Pubblichiamo una riflessione dell’Arcivescovo di Milano, cardinale Angelo Scola, Presidente del Centro Oasis (www.oasiscenter.eu.it), apparsa sul quotidiano nazionale Corriere della Sera nell’edizione di sabato 26 marzo 2016.

 

Il recente Rapporto sul genocidio dei cristiani in Medio Oriente, preparato dai Cavalieri di Colombo – un’associazione di circa 1.800.000 fedeli nata negli Stati Uniti ma ormai diffusa in vari Paesi del mondo –, reso pubblico lo scorso 9 marzo, ha la forma secca di un documento ufficiale: quasi 280 pagine di testimonianze sulla persecuzione che ISIS ha scatenato in Medio Oriente ai danni dei cristiani e delle altre minoranze religiose, con tanto di lista delle vittime e delle chiese distrutte e dati sul vergognoso mercato delle schiave, tuttora in corso. Ma dietro il tono asciutto, che non vuole concedere nulla ai sentimenti, s’indovina il dramma di intere comunità, sradicate dalle loro terre.

Solo pochi giorni dopo la pubblicazione di questo rapporto, il Segretario di Stato Kerry, a cui era indirizzato, ha qualificato i crimini di ISIS come genocidio, sulla scia di un’analoga risoluzione del Parlamento europeo. L’effetto politico che questa Dichiarazione potrà avere è tutto da vedere, ma certamente in una regione – il Medio Oriente – in cui a volte i fatti sembrano dissolversi nel prisma delle opposte interpretazioni, quella nuda lista di 1131 cristiani iracheni uccisi dal 2003 al 9 giugno 2014 (cioè prima della conquista di Mosul da parte di ISIS) adempie già una funzione essenziale, la memoria, «senza la quale – ha ricordato Papa Francesco parlando alla nazione armena – il male tiene ancora aperta la ferita».

A noi occidentali quella lista dice anche che gli attentati e le violenze che sconvolgono oggi alcune metropoli europee sono l’appendice di quell’amaro pane quotidiano di cui intere popolazioni, dall’Iraq alla Siria, dall’Afghanistan alla Somalia, per non parlare della Nigeria, si nutrono ormai da anni. Prenderne coscienza produce un moto di com-passione che non sostituisce ma allarga la riflessione sulla sicurezza.
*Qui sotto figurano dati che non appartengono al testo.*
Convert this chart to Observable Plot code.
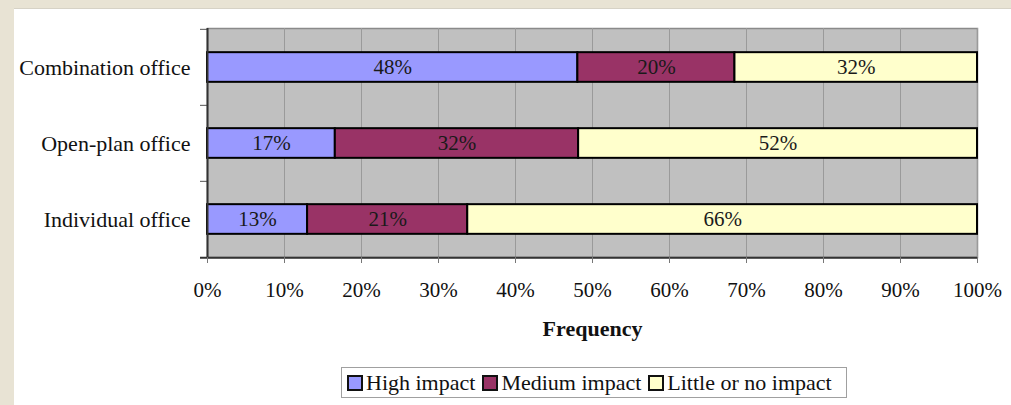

E tuttavia memoria e compassione, per quanto importanti, non sono sufficienti a cancellare il male: e allora, come non restare impotenti scorrendo gli elenchi di quelle vittime, e ora anche quelli di Bruxelles e di Parigi? Chi ridarà loro la vita?

La Pasqua che ci apprestiamo a vivere avanza da duemila anni una tenace risposta: l’uomo della Croce, risorgendo, «calpesta la morte di ogni comune mortale con la sua singolare morte». Come dice San Paolo scrivendo ai Corinzi: «la ingoia dal di sotto». È inutile nascondersi l’astrattezza con cui spesso, anche noi, cristiani almeno per cultura, circondiamo queste parole, riducendole a formule vuote («abbruttiti, anchilosati da intere generazioni di catechismo», scriveva provocatoriamente Charles Péguy in Getsemani). Più forte della nostra astrattezza però si staglia la pro-vocazione dei martiri a noi contemporanei che, seguendo la logica di Cristo e unendosi al suo sacrificio, ce lo rendono presente con un’immediatezza a cui – grazie a Dio – è difficile sottrarsi. È il caso appunto dei cristiani d’Iraq o delle quattro suore Missionarie della Carità (la congregazione fondata da Madre Teresa) uccise in Yemen il 4 marzo scorso. Quale speranza ha potuto spingerle ad andare là dove tutti fuggivano?

I nuovi martiri ci invitano a guardare al Crocifisso per trovare rinnovata speranza a livello personale, ecclesiale e sociale. La loro vicenda infatti, come ogni testimonianza autentica, possiede un’imponente dimensione pubblica, culturale e sociale, che attende ancora di essere raccolta e adeguatamente valorizzata. Con la sua stessa esistenza il martire denuncia il culto della violenza che si è diffuso in ampie parti del Medio Oriente e di cui oggi si raccolgono i tragici frutti. Ma soprattutto smaschera la contro-testimonianza dell’uomo bomba.

Il jihadista che pensa di poter imporre la “sua verità” attraverso la sofferenza delle sue vittime è l’opposto del martire, è l’anti-martire.

I martiri non sono andati a cercarsi la loro fine, ma nel momento della scelta non hanno avuto esitazioni: hanno creduto che il male non ha l’ultima parola. Ed è a questa certezza che noi ora abbiamo così bisogno d’attingere. Nel frastuono di commenti sui dolorosi fatti di Bruxelles, sono ancora queste umili voci a dirci la parola più vera.